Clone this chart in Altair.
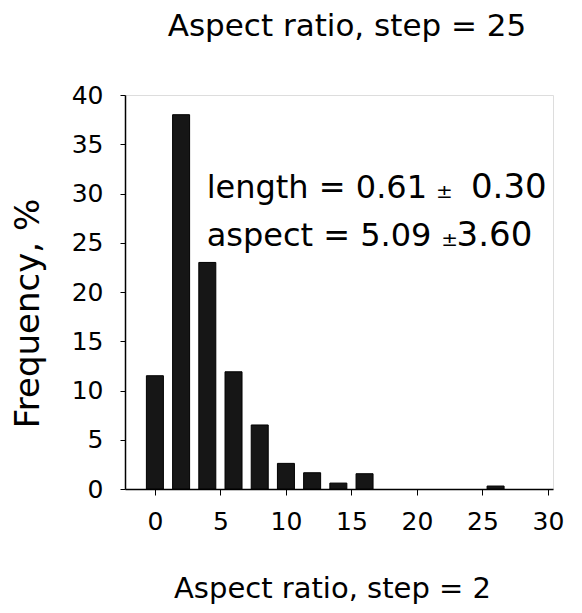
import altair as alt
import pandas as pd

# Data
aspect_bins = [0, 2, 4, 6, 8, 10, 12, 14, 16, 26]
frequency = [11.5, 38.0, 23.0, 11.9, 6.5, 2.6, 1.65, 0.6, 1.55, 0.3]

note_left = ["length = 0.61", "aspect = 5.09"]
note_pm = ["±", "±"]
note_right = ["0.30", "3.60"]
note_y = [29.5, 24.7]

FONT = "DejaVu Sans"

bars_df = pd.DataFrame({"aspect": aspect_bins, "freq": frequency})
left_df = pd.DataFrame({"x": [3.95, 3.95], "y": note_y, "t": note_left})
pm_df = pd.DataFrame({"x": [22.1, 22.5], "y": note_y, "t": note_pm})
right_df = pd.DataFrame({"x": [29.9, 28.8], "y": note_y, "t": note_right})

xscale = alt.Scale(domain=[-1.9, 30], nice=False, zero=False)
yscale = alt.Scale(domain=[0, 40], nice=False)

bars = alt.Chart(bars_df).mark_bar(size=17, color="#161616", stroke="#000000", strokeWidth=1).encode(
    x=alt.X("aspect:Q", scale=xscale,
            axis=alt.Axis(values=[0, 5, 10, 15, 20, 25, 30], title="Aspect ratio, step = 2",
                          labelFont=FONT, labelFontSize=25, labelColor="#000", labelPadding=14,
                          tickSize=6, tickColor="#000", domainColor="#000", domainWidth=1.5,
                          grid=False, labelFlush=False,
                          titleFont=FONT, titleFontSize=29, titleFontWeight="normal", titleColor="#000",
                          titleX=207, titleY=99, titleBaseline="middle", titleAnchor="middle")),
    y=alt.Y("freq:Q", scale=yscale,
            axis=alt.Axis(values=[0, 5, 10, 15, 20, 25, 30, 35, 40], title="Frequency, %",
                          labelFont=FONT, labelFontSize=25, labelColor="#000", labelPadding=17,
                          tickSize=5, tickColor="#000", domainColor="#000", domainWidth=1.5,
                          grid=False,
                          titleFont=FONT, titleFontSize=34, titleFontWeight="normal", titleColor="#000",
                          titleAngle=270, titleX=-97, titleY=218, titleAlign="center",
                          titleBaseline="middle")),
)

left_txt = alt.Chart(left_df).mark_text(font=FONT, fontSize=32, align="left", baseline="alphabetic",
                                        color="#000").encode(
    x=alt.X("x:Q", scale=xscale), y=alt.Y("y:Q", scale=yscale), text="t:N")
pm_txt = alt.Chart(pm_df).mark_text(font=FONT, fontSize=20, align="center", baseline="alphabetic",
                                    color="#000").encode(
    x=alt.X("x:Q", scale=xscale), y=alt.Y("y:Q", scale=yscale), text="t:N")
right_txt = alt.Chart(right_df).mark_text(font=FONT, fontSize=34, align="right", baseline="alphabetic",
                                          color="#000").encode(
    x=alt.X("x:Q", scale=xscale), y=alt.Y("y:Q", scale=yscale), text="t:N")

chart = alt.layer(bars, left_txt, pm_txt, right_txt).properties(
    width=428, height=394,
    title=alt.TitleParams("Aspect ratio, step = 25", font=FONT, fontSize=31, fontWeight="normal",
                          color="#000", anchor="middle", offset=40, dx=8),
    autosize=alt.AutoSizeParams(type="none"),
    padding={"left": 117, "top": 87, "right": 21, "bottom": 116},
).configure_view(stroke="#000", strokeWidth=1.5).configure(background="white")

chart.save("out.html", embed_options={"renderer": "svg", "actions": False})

*Problem to work on*
Write out nothing but the lines from the start of the data through the line with "yscale = alt.Scale(domain=[0, 40], nice=False)". Leave out the pictures.

*Correct result*
Clone this chart in Altair.
import altair as alt
import pandas as pd

# Data
aspect_bins = [0, 2, 4, 6, 8, 10, 12, 14, 16, 26]
frequency = [11.5, 38.0, 23.0, 11.9, 6.5, 2.6, 1.65, 0.6, 1.55, 0.3]

note_left = ["length = 0.61", "aspect = 5.09"]
note_pm = ["±", "±"]
note_right = ["0.30", "3.60"]
note_y = [29.5, 24.7]

FONT = "DejaVu Sans"

bars_df = pd.DataFrame({"aspect": aspect_bins, "freq": frequency})
left_df = pd.DataFrame({"x": [3.95, 3.95], "y": note_y, "t": note_left})
pm_df = pd.DataFrame({"x": [22.1, 22.5], "y": note_y, "t": note_pm})
right_df = pd.DataFrame({"x": [29.9, 28.8], "y": note_y, "t": note_right})

xscale = alt.Scale(domain=[-1.9, 30], nice=False, zero=False)
yscale = alt.Scale(domain=[0, 40], nice=False)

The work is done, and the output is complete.